High Street Shops

Postcard: Looking Down High Street c. 1920

Postcard: Looking Down High Street c. 1920

David Doig the Chemist

Compared to other High Streets, Newport’s main thoroughfare has changed remarkably little over the last 120 years. We have photographs from the turn of the last century where, although the names overhead are different, we can easily recognise the premises below them. Presumably David Doig, the chemist in 1900, would enjoy a fish supper from the Fifie (previously The Silvery Tay) in 2020?

 

Beatt and Tait 50th Anniversary 1984

Beatt and Tait 50th Anniversary 1984

Beatt and Tait

Beatt and Tait enjoyed a prime position on the High Street for over 50 years, and customers helped them celebrate their 50th anniversary in 1984. Charles Beatt and Charles Tait started their grocery business near the top of the High Street in 1934. They were a progressive firm – they were the first business in Newport to use motor transport instead of horse and cart, and in 1966 they became one of the earliest self-service shops. In 1962 the store started trading under the VG Foodstore banner. By the 1970s the business was in the capable hands of Ronnie and David Beatt. In 1984 the store celebrated 50 years with various events in store for their customers.


Jimmy Fairlie’s

Many have fond memories of Jimmy Fairlie’s shop. It was definitely a case of ‘Ask within for anything’. Previously Jimmy’s shop was in the old Royal Buildings at Robert Street.
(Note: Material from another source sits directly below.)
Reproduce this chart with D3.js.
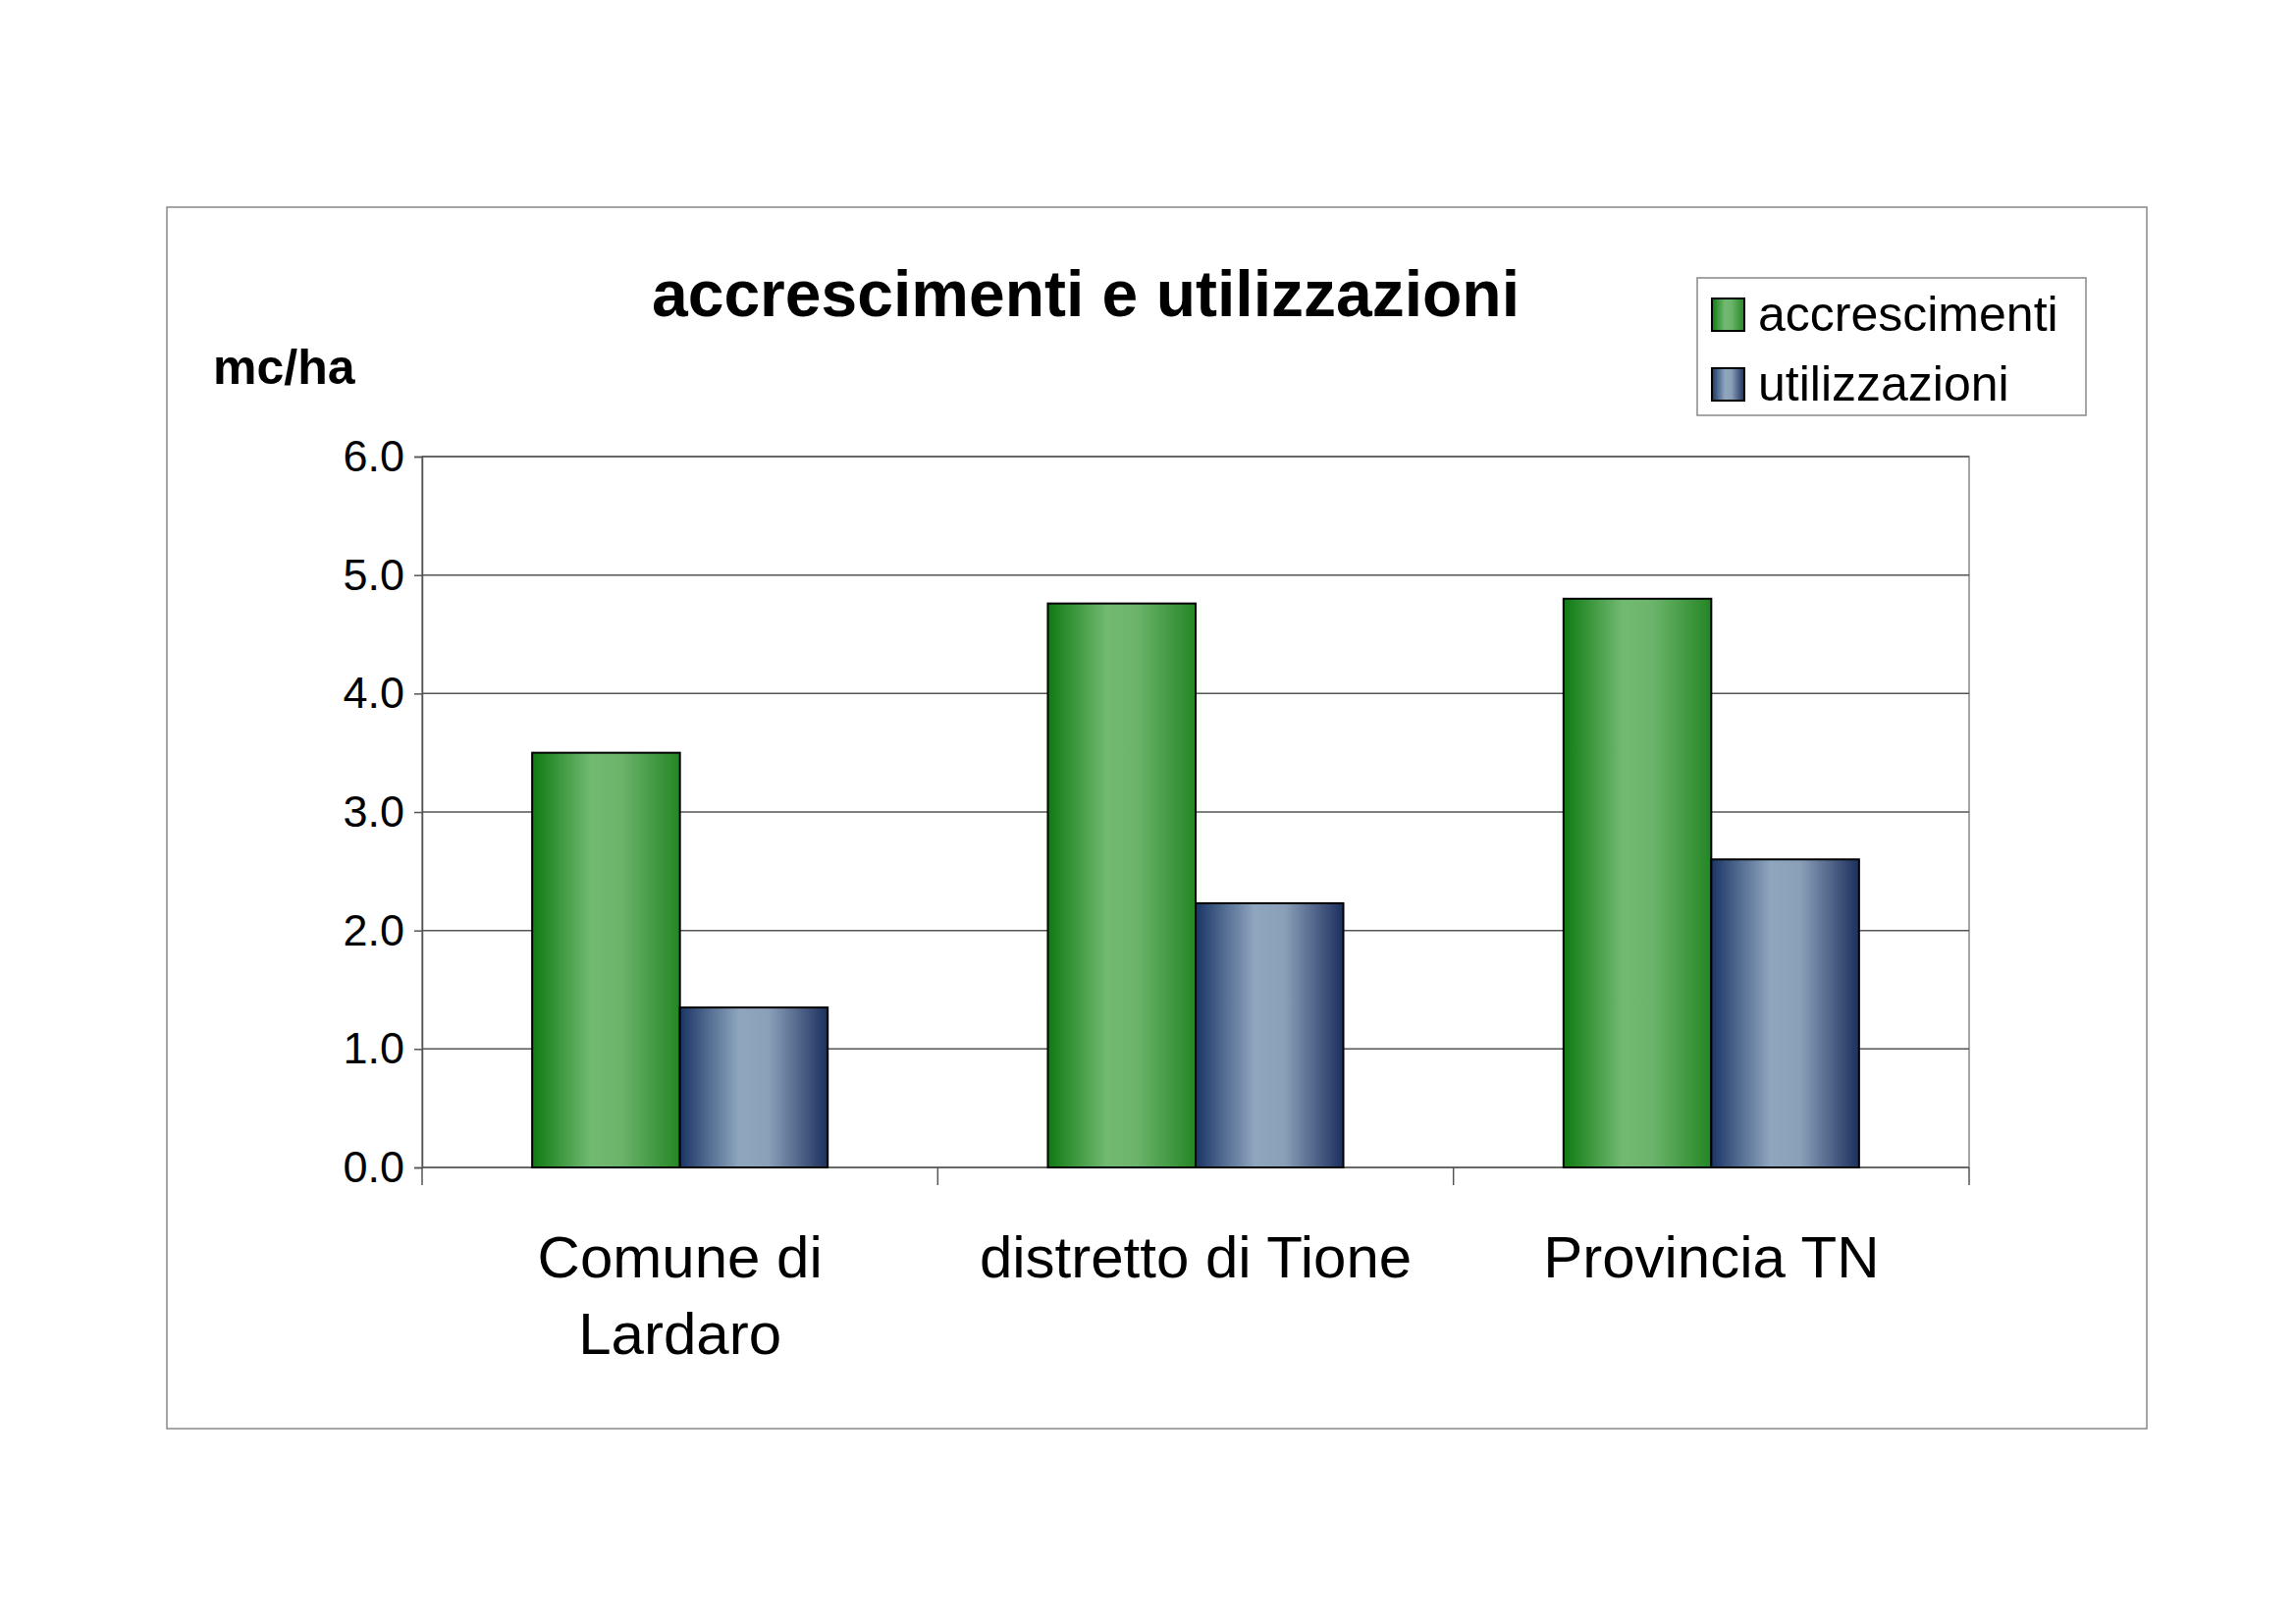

He recalled one night in black-out conditions during the war when the Fifie ran aground at the bottom of Robert Street. The captain had mistaken a rogue light showing from Royal Buildings to be the guide light at the end of the pier.


Tayfield Estate Office

Modelia Fashion Shop on High StreetThis unusual little building at the bottom of the High Street is now in 2020 a private house, but it has seen a wide variety of purposes over the years. It started life as the Tayfield Estate office, and everyone shipping any goods in or out from the old (Tayfield) pier at the bottom of Granary Lane had to pay their dues here. Our photograph shows it in the days of Modelia, a fairly short-lived fashion house in the late 1970s. Many still remember it as Muir Son and Patton’s Coal office, where Newport residents could order and pay for their coal deliveries, so essential for their large coal warmed houses.

Miss Duff’s

Miss Duff’s

On the other side of the street, the four shops there have seen a variety of uses. In our photograph at the top of the page, we can see the Clydesdale Bank. It would later be over the road, in the premises occupied in 2020 by New Paws on Tay and Hair for Men. The bank shop would later become Miss Duff’s much-loved drapers shop, and people have fond memories of her being able to find anything at all in her many little cupboards and drawers – a soft goods version of Jimmy Fairlie’s across the road! Next door was R S McColl, a branch of the newsagent and stationery store that was found in every town and city across Scotland. Betsworth and Barlow, local plumbers, had their gas and plumbing showroom here for 70 years until the 1970s.

Sutherlands

Nowadays of course these two shops are occupied by Sutherlands. Sidney Sutherland started his business over the road at Number 24 High Street (now in 2020 Yoga on Tay) in the early 1960s. It would soon be one of the most modern looking buildings on the street, with its bright orange frontage and geometric lines. In the 1990s son Bruce expanded over the road and established a beauty salon at No 9. Alan Beaton opened his interior design shop at No 11 also in the 1990s, and when he vacated it Sutherlands was able to spread into both shops bringing both parts of the business under one roof. It’s lovely to see the original shop front design preserved here. Nearly 60 years on the High Street, Sutherlands is in 2020 by far the oldest business here.

Gas Works

Not exactly a shop, but there’s no doubt the gasworks were a very obvious presence on the High Street with the tall chimney towering overhead. The gasworks were just over the wall from the High Street, between the granary and the old pier. The gasworks were established here in 1856 and soon coal gas was replacing oil and candles in most of the houses in the village. Fire damaged part of the gasworks in 1903, and they were replaced by new ones just outside the village on the Tayport road:  these were administered by the new town council. Meanwhile the site of the old gasworks became the burgh yard until local government re-organisation in 1975, and is now the site of the Granary Lane housing development.

For more images of shops and businesses , search our archive.

Comments about this page

  • Besides the well-documented High Street shops, West Newport had a Co-Op on the seaside of the main road to Wormit. Further along the same road but on the opposite side lay a sweetshop run by Barbara Baxter. A lttle way further was a short-lived fish & chip shop run by Geordie Pattie who was very lame in one leg. He later conducted business for repair of cars at the ground-level of part of Mars Sheds not occupied by Scouts.